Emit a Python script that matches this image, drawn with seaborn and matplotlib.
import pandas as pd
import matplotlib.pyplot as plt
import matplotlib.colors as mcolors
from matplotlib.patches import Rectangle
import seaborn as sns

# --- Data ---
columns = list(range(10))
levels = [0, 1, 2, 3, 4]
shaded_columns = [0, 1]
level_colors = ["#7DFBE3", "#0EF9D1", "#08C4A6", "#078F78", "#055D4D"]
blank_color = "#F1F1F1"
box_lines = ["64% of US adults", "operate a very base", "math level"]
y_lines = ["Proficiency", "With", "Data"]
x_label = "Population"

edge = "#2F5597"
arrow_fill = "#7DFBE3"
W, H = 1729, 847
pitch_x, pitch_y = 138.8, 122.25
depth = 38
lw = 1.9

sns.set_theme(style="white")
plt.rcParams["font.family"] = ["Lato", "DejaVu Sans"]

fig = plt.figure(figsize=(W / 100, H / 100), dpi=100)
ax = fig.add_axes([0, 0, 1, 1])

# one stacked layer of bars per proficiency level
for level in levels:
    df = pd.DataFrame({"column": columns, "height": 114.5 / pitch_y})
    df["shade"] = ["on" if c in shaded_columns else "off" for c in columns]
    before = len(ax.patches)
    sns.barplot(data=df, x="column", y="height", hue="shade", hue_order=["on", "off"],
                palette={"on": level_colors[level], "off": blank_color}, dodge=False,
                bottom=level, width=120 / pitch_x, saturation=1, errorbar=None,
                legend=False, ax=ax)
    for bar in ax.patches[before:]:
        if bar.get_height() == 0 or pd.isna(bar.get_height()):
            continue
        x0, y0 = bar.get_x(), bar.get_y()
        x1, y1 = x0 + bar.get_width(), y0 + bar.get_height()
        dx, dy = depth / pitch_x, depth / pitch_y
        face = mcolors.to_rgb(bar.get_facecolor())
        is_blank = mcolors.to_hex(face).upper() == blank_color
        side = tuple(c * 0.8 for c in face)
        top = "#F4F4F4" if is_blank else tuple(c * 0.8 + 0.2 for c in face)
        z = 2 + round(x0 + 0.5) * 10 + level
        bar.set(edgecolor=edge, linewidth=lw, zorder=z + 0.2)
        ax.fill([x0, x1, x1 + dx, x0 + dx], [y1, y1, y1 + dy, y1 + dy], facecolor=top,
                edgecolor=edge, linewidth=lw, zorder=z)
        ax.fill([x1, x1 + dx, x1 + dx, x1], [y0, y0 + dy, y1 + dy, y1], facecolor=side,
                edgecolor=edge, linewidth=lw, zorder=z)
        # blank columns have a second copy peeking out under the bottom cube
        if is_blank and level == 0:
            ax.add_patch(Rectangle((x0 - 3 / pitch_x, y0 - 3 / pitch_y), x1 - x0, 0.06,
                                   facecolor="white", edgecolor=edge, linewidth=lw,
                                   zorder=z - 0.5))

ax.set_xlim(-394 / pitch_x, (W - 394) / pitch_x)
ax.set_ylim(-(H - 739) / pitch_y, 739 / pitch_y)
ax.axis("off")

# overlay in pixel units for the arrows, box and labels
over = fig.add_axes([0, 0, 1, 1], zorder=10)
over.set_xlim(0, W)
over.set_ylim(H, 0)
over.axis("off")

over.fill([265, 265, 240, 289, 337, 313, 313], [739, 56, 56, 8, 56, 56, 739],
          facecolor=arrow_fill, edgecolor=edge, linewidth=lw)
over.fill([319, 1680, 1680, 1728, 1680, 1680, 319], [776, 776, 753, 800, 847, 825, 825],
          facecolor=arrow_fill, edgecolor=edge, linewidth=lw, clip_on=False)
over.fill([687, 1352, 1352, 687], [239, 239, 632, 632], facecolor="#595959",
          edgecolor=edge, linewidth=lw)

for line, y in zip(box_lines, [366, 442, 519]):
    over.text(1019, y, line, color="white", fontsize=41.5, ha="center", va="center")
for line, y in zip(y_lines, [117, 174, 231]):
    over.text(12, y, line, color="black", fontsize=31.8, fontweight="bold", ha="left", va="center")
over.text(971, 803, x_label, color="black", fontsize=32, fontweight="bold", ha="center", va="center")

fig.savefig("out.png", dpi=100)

--

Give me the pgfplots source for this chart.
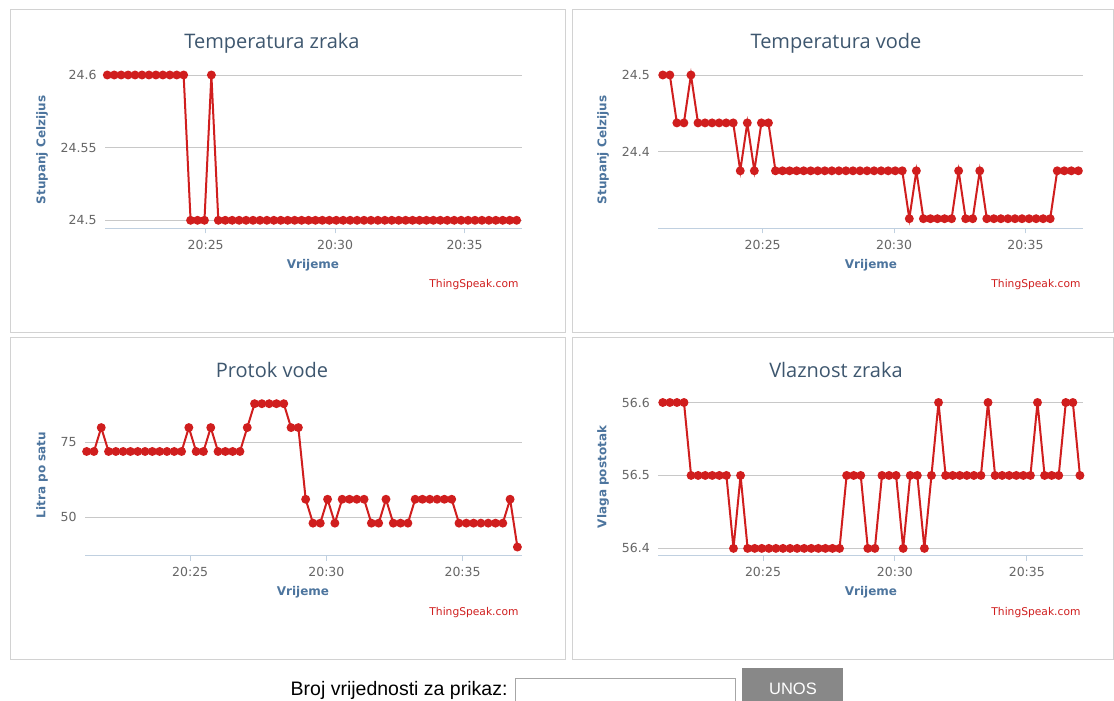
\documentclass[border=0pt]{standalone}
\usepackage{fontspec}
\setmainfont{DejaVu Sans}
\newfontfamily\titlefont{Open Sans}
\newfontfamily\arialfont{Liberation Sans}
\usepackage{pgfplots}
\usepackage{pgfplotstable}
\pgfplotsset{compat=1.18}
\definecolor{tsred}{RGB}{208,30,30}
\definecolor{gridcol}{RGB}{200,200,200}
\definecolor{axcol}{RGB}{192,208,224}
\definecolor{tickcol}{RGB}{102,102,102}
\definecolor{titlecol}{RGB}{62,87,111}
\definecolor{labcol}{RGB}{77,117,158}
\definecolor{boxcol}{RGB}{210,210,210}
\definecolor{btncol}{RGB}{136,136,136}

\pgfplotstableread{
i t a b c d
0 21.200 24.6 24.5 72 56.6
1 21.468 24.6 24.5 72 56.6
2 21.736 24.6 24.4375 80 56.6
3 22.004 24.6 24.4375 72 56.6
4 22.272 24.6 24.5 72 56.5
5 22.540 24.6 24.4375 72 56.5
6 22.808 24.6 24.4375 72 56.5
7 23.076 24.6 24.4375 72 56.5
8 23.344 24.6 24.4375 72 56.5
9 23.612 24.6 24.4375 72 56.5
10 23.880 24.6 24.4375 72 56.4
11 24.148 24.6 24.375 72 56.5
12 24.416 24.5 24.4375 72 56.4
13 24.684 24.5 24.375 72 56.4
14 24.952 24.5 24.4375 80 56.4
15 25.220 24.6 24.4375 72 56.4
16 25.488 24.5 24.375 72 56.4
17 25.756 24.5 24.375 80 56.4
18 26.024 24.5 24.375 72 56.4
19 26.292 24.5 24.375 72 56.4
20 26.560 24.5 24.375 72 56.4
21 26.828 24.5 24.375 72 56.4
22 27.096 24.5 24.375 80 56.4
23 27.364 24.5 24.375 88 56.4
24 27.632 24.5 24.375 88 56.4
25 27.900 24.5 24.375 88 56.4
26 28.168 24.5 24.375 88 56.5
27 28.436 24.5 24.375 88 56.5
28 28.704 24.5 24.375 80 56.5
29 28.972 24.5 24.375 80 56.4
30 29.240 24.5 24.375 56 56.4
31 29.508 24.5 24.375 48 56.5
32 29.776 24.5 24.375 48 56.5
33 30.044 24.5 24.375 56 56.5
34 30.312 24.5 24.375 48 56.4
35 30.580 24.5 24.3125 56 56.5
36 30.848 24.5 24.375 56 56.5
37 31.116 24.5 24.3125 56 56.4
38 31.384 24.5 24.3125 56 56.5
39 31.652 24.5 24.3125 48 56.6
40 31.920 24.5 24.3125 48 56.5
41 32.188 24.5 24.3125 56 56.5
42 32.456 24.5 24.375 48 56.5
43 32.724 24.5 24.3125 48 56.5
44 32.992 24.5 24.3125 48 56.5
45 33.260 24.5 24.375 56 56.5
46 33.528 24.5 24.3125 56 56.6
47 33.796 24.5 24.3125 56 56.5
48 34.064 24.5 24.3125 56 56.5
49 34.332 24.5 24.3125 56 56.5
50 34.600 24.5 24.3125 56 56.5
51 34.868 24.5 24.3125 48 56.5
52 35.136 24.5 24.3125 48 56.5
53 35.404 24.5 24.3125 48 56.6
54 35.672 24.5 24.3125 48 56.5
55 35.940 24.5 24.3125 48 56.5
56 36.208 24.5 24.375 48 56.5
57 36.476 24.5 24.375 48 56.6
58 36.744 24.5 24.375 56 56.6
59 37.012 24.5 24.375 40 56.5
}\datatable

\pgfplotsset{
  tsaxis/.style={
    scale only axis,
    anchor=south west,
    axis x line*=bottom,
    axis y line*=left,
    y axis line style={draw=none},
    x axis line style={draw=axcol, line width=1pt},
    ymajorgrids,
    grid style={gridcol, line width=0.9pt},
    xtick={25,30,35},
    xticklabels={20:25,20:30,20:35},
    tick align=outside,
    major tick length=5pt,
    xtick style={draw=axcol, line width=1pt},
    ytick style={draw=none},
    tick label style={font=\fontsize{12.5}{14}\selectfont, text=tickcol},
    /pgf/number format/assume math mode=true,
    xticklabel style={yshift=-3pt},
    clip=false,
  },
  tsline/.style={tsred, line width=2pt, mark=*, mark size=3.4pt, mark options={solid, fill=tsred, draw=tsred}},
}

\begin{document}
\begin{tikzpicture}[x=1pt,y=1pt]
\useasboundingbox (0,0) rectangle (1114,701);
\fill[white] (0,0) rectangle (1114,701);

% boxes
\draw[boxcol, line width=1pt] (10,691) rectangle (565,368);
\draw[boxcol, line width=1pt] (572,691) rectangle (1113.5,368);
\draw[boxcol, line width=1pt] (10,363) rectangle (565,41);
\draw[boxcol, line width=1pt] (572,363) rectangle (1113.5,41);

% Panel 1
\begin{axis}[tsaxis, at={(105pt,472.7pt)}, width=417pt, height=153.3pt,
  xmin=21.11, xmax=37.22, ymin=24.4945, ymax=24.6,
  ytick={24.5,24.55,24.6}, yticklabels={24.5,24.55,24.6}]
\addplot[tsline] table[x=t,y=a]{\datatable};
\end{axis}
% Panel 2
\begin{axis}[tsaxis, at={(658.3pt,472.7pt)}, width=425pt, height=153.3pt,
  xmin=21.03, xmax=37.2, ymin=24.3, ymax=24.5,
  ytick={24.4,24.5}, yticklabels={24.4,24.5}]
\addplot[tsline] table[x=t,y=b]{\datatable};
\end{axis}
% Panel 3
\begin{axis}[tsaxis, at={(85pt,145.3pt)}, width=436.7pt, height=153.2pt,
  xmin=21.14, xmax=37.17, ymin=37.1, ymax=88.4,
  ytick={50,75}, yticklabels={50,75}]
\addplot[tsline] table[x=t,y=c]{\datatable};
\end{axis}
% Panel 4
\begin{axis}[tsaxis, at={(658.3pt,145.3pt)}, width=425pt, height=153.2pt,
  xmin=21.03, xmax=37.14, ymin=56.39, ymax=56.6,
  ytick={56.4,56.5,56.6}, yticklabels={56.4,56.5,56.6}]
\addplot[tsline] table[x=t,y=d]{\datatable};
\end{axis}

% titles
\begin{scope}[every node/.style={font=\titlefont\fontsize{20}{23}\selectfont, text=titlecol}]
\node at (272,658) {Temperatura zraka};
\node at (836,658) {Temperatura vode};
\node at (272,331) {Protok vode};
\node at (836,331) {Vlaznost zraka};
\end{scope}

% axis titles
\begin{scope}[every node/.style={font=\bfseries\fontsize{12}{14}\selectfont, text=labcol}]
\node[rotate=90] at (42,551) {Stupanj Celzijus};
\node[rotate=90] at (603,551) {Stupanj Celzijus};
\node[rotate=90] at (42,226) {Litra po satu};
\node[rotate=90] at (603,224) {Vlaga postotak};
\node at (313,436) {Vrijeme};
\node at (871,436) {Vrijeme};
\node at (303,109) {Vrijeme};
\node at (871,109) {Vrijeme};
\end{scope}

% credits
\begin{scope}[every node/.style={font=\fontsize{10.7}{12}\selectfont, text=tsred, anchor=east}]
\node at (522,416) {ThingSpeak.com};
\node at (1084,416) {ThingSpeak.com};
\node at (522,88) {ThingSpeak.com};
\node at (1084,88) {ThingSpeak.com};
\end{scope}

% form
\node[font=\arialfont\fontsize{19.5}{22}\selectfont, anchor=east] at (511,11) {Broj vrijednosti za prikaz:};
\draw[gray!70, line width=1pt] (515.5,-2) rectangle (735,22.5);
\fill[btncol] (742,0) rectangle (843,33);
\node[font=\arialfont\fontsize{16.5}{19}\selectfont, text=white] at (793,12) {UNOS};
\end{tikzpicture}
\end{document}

==

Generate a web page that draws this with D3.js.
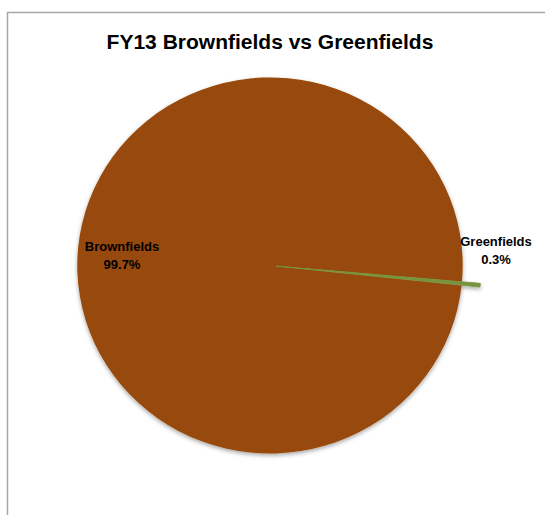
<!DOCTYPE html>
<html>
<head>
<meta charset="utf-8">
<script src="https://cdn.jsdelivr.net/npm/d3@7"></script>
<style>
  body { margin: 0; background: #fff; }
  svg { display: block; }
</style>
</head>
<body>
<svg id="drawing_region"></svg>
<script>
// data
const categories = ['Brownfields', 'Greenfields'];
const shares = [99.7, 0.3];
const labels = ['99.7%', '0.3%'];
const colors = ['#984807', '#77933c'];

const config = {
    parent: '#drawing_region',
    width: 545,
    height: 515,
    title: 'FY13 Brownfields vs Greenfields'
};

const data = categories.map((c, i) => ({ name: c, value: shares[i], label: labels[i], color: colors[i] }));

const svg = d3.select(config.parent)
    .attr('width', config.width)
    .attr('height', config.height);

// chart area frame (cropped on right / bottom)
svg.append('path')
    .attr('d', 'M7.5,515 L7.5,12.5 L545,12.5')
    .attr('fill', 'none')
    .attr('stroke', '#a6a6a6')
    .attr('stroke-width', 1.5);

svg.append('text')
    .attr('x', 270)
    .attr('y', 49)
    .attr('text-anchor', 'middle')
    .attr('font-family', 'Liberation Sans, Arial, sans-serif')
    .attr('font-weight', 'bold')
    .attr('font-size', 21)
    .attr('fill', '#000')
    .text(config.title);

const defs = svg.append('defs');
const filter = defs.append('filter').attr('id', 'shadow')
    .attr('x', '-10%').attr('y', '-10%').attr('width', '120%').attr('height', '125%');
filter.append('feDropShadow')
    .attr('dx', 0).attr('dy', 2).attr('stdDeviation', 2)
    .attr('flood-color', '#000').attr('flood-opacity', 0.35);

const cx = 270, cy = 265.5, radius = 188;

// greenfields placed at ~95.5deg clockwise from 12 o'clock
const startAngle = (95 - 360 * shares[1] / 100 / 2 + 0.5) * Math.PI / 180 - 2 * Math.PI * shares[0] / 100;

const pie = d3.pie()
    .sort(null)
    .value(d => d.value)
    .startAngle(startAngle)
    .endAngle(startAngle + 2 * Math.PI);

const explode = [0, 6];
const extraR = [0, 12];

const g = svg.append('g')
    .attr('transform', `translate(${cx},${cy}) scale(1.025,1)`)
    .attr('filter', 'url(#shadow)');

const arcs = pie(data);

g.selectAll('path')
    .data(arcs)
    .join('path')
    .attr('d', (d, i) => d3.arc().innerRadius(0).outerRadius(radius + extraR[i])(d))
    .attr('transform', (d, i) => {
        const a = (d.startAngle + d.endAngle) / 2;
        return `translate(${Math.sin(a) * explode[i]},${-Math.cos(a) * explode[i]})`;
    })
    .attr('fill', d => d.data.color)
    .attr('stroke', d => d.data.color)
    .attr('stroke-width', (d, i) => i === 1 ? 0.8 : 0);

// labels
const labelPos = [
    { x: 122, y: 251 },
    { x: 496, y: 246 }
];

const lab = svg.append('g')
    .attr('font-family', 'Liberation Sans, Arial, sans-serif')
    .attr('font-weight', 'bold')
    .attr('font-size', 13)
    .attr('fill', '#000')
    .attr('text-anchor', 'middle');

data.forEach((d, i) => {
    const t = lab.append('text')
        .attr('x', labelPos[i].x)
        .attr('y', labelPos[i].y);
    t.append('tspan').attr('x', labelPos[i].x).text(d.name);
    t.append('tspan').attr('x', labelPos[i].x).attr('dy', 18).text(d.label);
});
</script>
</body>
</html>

◆ Required work:
Reproduce exactly the lines from the line with "Emit a Python" through the line with "ax = fig.add_axes([0, 0, 1, 1])", both end lines included, and only those lines.

◆ Solution to this problem:
Emit a Python script that matches this image, drawn with seaborn and matplotlib.
import pandas as pd
import matplotlib.pyplot as plt
import matplotlib.colors as mcolors
from matplotlib.patches import Rectangle
import seaborn as sns

# --- Data ---
columns = list(range(10))
levels = [0, 1, 2, 3, 4]
shaded_columns = [0, 1]
level_colors = ["#7DFBE3", "#0EF9D1", "#08C4A6", "#078F78", "#055D4D"]
blank_color = "#F1F1F1"
box_lines = ["64% of US adults", "operate a very base", "math level"]
y_lines = ["Proficiency", "With", "Data"]
x_label = "Population"

edge = "#2F5597"
arrow_fill = "#7DFBE3"
W, H = 1729, 847
pitch_x, pitch_y = 138.8, 122.25
depth = 38
lw = 1.9

sns.set_theme(style="white")
plt.rcParams["font.family"] = ["Lato", "DejaVu Sans"]

fig = plt.figure(figsize=(W / 100, H / 100), dpi=100)
ax = fig.add_axes([0, 0, 1, 1])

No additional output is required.